Radioactive fish found in Connecticut RiverJune 1st, 2010 - 7:02 pm ICT by Pen Men At Work -
June 1, 2010 (Pen Men at Work): The report of leakage of tritium and other radioactive substance into the Connecticut River by the Vermont Yankee nuclear plant which came earlier this year is showing consequences. The fish in the river are testing positive for strontium-90 which is a highly dangerous isotope and can cause bone cancer and leukemia.
The 38 years old nuclear plant on the bank of the river is currently under way to clean up leakage but there have been reports of contamination of soil with strontium-90.
Officials have said tritium has been flowing from the plant to the adjacent river, but it gets quickly diluted in the fast-flowing stream. State health officials have said that the nuclear plant most likely is not the source of the radioactivity in the fish, a yellow perch.
But a statement from John Till, president of South Carolina-based Risk Assessment Corp. that said that strontium-90 is present in fish are too little to be worried about comes as a relief.

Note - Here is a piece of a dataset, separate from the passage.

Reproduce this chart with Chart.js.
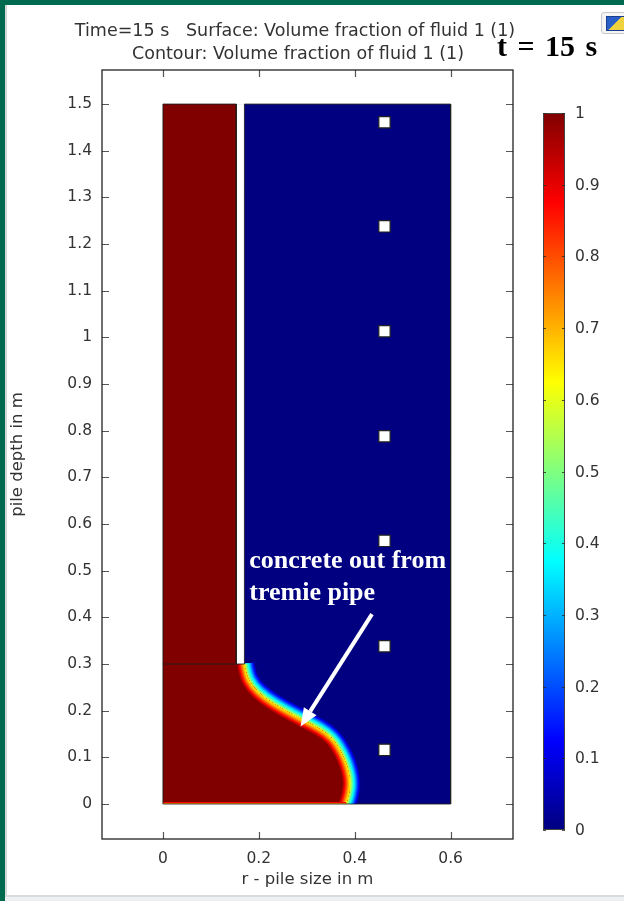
<!DOCTYPE html>
<html>
<head>
<meta charset="utf-8">
<script src="https://cdn.jsdelivr.net/npm/chart.js@4.4.1/dist/chart.umd.min.js"></script>
<style>
html, body { margin: 0; padding: 0; }
body { width: 624px; height: 901px; background: #006a4e; position: relative; overflow: hidden; font-family: "DejaVu Sans", sans-serif; }
#panel { position: absolute; left: 5px; top: 5px; width: 619px; height: 891px; background: #fff; border-left: 2px solid #d6d6d6; box-sizing: border-box; }
#foot { position: absolute; left: 5px; top: 895px; width: 619px; height: 6px; background: #eef0f2; border-top: 2px solid #d9dcdf; box-sizing: border-box; }
#chart { position: absolute; left: 0; top: 0; }
.title { position: absolute; width: 580px; text-align: center; white-space: pre; color: #333; font-size: 17.5px; line-height: 21px; }
#stamp { position: absolute; left: 497px; top: 31px; font: bold 30px "Liberation Serif", serif; line-height: 30px; word-spacing: 3px; color: #000; white-space: pre; }
#icon { position: absolute; left: 601px; top: 12px; width: 26px; height: 20px; border: 1px solid #c8c8c8; border-radius: 3px; background: #f4f4f4; }
#icon div { position: absolute; left: 4px; top: 3px; width: 18px; height: 13px; background: linear-gradient(135deg, #2a5fc8 0%, #2a5fc8 45%, #f0d23c 46%, #f0d23c 100%); border: 1px solid #1a3f90; }
</style>
</head>
<body>
<div id="panel"></div>
<div id="foot"></div>
<canvas id="chart" width="624" height="901"></canvas>
<div class="title" style="left:5px; top:20px;">Time=15 s   Surface: Volume fraction of fluid 1 (1)</div>
<div class="title" style="left:8px; top:43px;">Contour: Volume fraction of fluid 1 (1)</div>
<div id="stamp">t = 15 s</div>
<div id="icon"><div></div></div>
<script>
// axis ticks
const xTicks = [0, 0.2, 0.4, 0.6];
const yTicks = [0, 0.1, 0.2, 0.3, 0.4, 0.5, 0.6, 0.7, 0.8, 0.9, 1, 1.1, 1.2, 1.3, 1.4, 1.5];
const colorTicks = [0, 0.1, 0.2, 0.3, 0.4, 0.5, 0.6, 0.7, 0.8, 0.9, 1];

// pile geometry (m)
const pileR = 0.6;
const pileDepth = 1.5;
const pipeInnerR = 0.153;
const pipeOuterR = 0.17;
const pipeBottomZ = 0.3;

// concrete / water interface (0.6 contour), from pipe tip down to the base
const interfaceR = [0.170, 0.173, 0.186, 0.212, 0.250, 0.290, 0.328, 0.352, 0.366, 0.378, 0.387, 0.391, 0.388, 0.382];
const interfaceZ = [0.300, 0.278, 0.252, 0.227, 0.203, 0.181, 0.161, 0.142, 0.122, 0.098, 0.072, 0.045, 0.020, 0.000];

// point probes
const probeR = [0.462, 0.462, 0.462, 0.462, 0.462, 0.462, 0.462];
const probeZ = [0.116, 0.338, 0.564, 0.788, 1.013, 1.238, 1.461];

// annotation
const noteLines = ['concrete out from', 'tremie pipe'];
const noteAt = { r: 0.18, z: 0.506 };
const arrowFrom = { r: 0.436, z: 0.407 };
const arrowTo = { r: 0.287, z: 0.166 };

const textColor = '#333';
const tickFont = { family: 'DejaVu Sans', size: 15.5 };

function jet(v) {
    const c = t => Math.round(255 * Math.max(0, Math.min(1, t)));
    return 'rgb(' + c(1.5 - Math.abs(4 * v - 3)) + ',' + c(1.5 - Math.abs(4 * v - 2)) + ',' + c(1.5 - Math.abs(4 * v - 1)) + ')';
}

// smooth path through pixel points
function tracePath(ctx, pts) {
    ctx.moveTo(pts[0].x, pts[0].y);
    for (let i = 1; i < pts.length - 1; i++) {
        ctx.quadraticCurveTo(pts[i].x, pts[i].y, (pts[i].x + pts[i + 1].x) / 2, (pts[i].y + pts[i + 1].y) / 2);
    }
    ctx.lineTo(pts[pts.length - 1].x, pts[pts.length - 1].y);
}

// volume fraction field: water, concrete, smeared interface, pipe wall
const fieldPlugin = {
    id: 'field',
    beforeDatasetsDraw(chart) {
        const { ctx, scales: { x, y } } = chart;
        const X = v => x.getPixelForValue(v), Y = v => y.getPixelForValue(v);
        const iface = interfaceR.map((r, i) => ({ x: X(r), y: Y(interfaceZ[i]) }));
        ctx.save();
        ctx.beginPath();
        ctx.rect(X(0), Y(pileDepth), X(pileR) - X(0), Y(0) - Y(pileDepth));
        ctx.clip();
        ctx.fillStyle = jet(0);
        ctx.fillRect(X(0), Y(pileDepth), X(pileR) - X(0), Y(0) - Y(pileDepth));

        ctx.lineJoin = 'round';
        ctx.lineCap = 'butt';
        const bandOut = 11, bandIn = 8;
        for (let d = bandOut; d > 0; d -= 0.5) {
            ctx.strokeStyle = jet(0.62 * (1 - d / bandOut));
            ctx.lineWidth = 2 * d;
            ctx.beginPath();
            tracePath(ctx, iface);
            ctx.stroke();
        }
        ctx.beginPath();
        tracePath(ctx, iface);
        ctx.lineTo(X(0), Y(0));
        ctx.lineTo(X(0), Y(pipeBottomZ));
        ctx.closePath();
        ctx.fillStyle = jet(1);
        ctx.fill();
        ctx.save();
        ctx.clip();
        for (let d = bandIn; d > 0; d -= 0.5) {
            ctx.strokeStyle = jet(0.62 + 0.38 * d / bandIn);
            ctx.lineWidth = 2 * d;
            ctx.beginPath();
            tracePath(ctx, iface);
            ctx.stroke();
        }
        // thin wall layer along the base
        [[2, 0.88], [1, 0.72]].forEach(([d, v]) => {
            ctx.strokeStyle = jet(v);
            ctx.lineWidth = 2 * d;
            ctx.beginPath();
            ctx.moveTo(X(0), Y(0));
            ctx.lineTo(X(interfaceR[interfaceR.length - 1]), Y(0));
            ctx.stroke();
        });
        ctx.restore();

        ctx.fillStyle = jet(1);
        ctx.fillRect(X(0), Y(pileDepth), X(pipeInnerR) - X(0), Y(pipeBottomZ) - Y(pileDepth));
        ctx.fillStyle = '#fff';
        ctx.fillRect(X(pipeInnerR), Y(pileDepth), X(pipeOuterR) - X(pipeInnerR), Y(pipeBottomZ) - Y(pileDepth));
        ctx.restore();
    }
};

// white annotation + arrow over the field
const notePlugin = {
    id: 'note',
    afterDatasetsDraw(chart) {
        const { ctx, scales: { x, y } } = chart;
        const X = v => x.getPixelForValue(v), Y = v => y.getPixelForValue(v);
        ctx.save();
        ctx.fillStyle = '#fff';
        ctx.font = 'bold 26px "Liberation Serif", serif';
        ctx.textBaseline = 'alphabetic';
        noteLines.forEach((t, i) => ctx.fillText(t, X(noteAt.r), Y(noteAt.z) + i * 32));

        const x0 = X(arrowFrom.r), y0 = Y(arrowFrom.z), x1 = X(arrowTo.r), y1 = Y(arrowTo.z);
        const ang = Math.atan2(y1 - y0, x1 - x0);
        const head = 18, half = 7.5;
        ctx.strokeStyle = '#fff';
        ctx.lineWidth = 4;
        ctx.beginPath();
        ctx.moveTo(x0, y0);
        ctx.lineTo(x1 - head * Math.cos(ang), y1 - head * Math.sin(ang));
        ctx.stroke();
        ctx.beginPath();
        ctx.moveTo(x1, y1);
        ctx.lineTo(x1 - head * Math.cos(ang) + half * Math.sin(ang), y1 - head * Math.sin(ang) - half * Math.cos(ang));
        ctx.lineTo(x1 - head * Math.cos(ang) - half * Math.sin(ang), y1 - head * Math.sin(ang) + half * Math.cos(ang));
        ctx.closePath();
        ctx.fill();
        ctx.restore();
    }
};

// box frame with inward tick marks on all four sides
const framePlugin = {
    id: 'frame',
    afterDraw(chart) {
        const { ctx, chartArea: a, scales: { x, y } } = chart;
        ctx.save();
        ctx.strokeStyle = '#555';
        ctx.lineWidth = 1.2;
        ctx.beginPath();
        xTicks.forEach(v => {
            const px = Math.round(x.getPixelForValue(v)) + 0.5;
            ctx.moveTo(px, a.top); ctx.lineTo(px, a.top + 7);
            ctx.moveTo(px, a.bottom); ctx.lineTo(px, a.bottom - 7);
        });
        yTicks.forEach(v => {
            const py = Math.round(y.getPixelForValue(v)) + 0.5;
            ctx.moveTo(a.left, py); ctx.lineTo(a.left + 7, py);
            ctx.moveTo(a.right, py); ctx.lineTo(a.right - 7, py);
        });
        ctx.stroke();
        ctx.strokeStyle = '#222';
        ctx.lineWidth = 1.3;
        ctx.strokeRect(a.left, a.top, a.right - a.left, a.bottom - a.top);
        ctx.restore();
    }
};

// colour legend for the volume fraction
const colorBarPlugin = {
    id: 'colorBar',
    afterDraw(chart) {
        const ctx = chart.ctx;
        const left = 543, width = 22, top = 113, bottom = 830;
        const at = v => bottom - v * (bottom - top);
        const g = ctx.createLinearGradient(0, bottom, 0, top);
        [0, 0.125, 0.375, 0.625, 0.875, 1].forEach(s => g.addColorStop(s, jet(s)));
        ctx.save();
        ctx.fillStyle = g;
        ctx.fillRect(left, top, width, bottom - top);
        ctx.strokeStyle = '#444';
        ctx.lineWidth = 1;
        ctx.strokeRect(left + 0.5, top + 0.5, width - 1, bottom - top - 1);
        ctx.strokeStyle = 'rgba(40,40,40,0.8)';
        ctx.beginPath();
        colorTicks.forEach(v => {
            const py = Math.round(at(v)) + 0.5;
            ctx.moveTo(left, py); ctx.lineTo(left + 3, py);
            ctx.moveTo(left + width, py); ctx.lineTo(left + width - 3, py);
        });
        ctx.stroke();
        ctx.fillStyle = textColor;
        ctx.font = tickFont.size + 'px "DejaVu Sans"';
        ctx.textBaseline = 'middle';
        ctx.textAlign = 'left';
        colorTicks.forEach(v => ctx.fillText(String(v), left + width + 10, at(v) + 1));
        ctx.restore();
    }
};

const outline = (rs, zs) => rs.map((r, i) => ({ x: r, y: zs[i] }));
const lineStyle = { showLine: true, borderColor: 'rgba(30,30,30,0.85)', borderWidth: 1, pointRadius: 0, fill: false, tension: 0 };

new Chart(document.getElementById('chart'), {
    type: 'scatter',
    data: {
        datasets: [
            {
                label: 'probes',
                data: outline(probeR, probeZ),
                pointStyle: 'rect',
                pointRadius: 8,
                backgroundColor: '#fff',
                borderColor: '#222',
                borderWidth: 1.2
            },
            Object.assign({ label: 'column', data: outline([0, 0, pipeInnerR, pipeInnerR], [pipeBottomZ, pileDepth, pileDepth, pipeBottomZ]) }, lineStyle),
            Object.assign({ label: 'water', data: outline([pipeOuterR, pipeOuterR, pileR, pileR, 0, 0], [pipeBottomZ, pileDepth, pileDepth, 0, 0, pipeBottomZ]) }, lineStyle),
            Object.assign({ label: 'pipe tip', data: outline([0, pipeOuterR], [pipeBottomZ, pipeBottomZ]) }, lineStyle)
        ]
    },
    options: {
        responsive: false,
        animation: false,
        events: [],
        layout: { padding: { left: 0, right: 111, top: 70, bottom: 0 } },
        plugins: {
            legend: { display: false },
            tooltip: { enabled: false }
        },
        scales: {
            x: {
                type: 'linear',
                min: -0.127,
                max: 0.73,
                afterBuildTicks: s => { s.ticks = xTicks.map(v => ({ value: v })); },
                afterFit: s => { s.height = 62; },
                grid: { display: false },
                border: { display: false },
                ticks: { padding: 3, color: textColor, font: tickFont, maxRotation: 0, callback: v => String(v) },
                title: { display: true, text: 'r - pile size in m', color: textColor, font: { family: 'DejaVu Sans', size: 16.5 }, padding: { top: 0, bottom: 11 } }
            },
            y: {
                type: 'linear',
                min: -0.075,
                max: 1.573,
                afterBuildTicks: s => { s.ticks = yTicks.map(v => ({ value: v })); },
                afterFit: s => { s.width = 102; },
                grid: { display: false },
                border: { display: false },
                ticks: { padding: 2, color: textColor, font: tickFont, callback: v => String(v) },
                title: { display: true, text: 'pile depth in m', color: textColor, font: { family: 'DejaVu Sans', size: 16.5 }, padding: { top: 8, bottom: 0 } }
            }
        }
    },
    plugins: [fieldPlugin, notePlugin, framePlugin, colorBarPlugin]
});
</script>
</body>
</html>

Till added that he supports nuclear power but the industry should show honesty in discussing its risks and take the responsibility of environment protection. Replying to the query of whether people should avoid eating fish because strontium and other radioactive substances, Till also said that they should not as the amounts are too tiny to be a concern.
Humans across the globe have been absorbing tiny amounts of strontium-90 since 1950s and 1960s when the United States, Russia and China tested nuclear weapons in the atmosphere.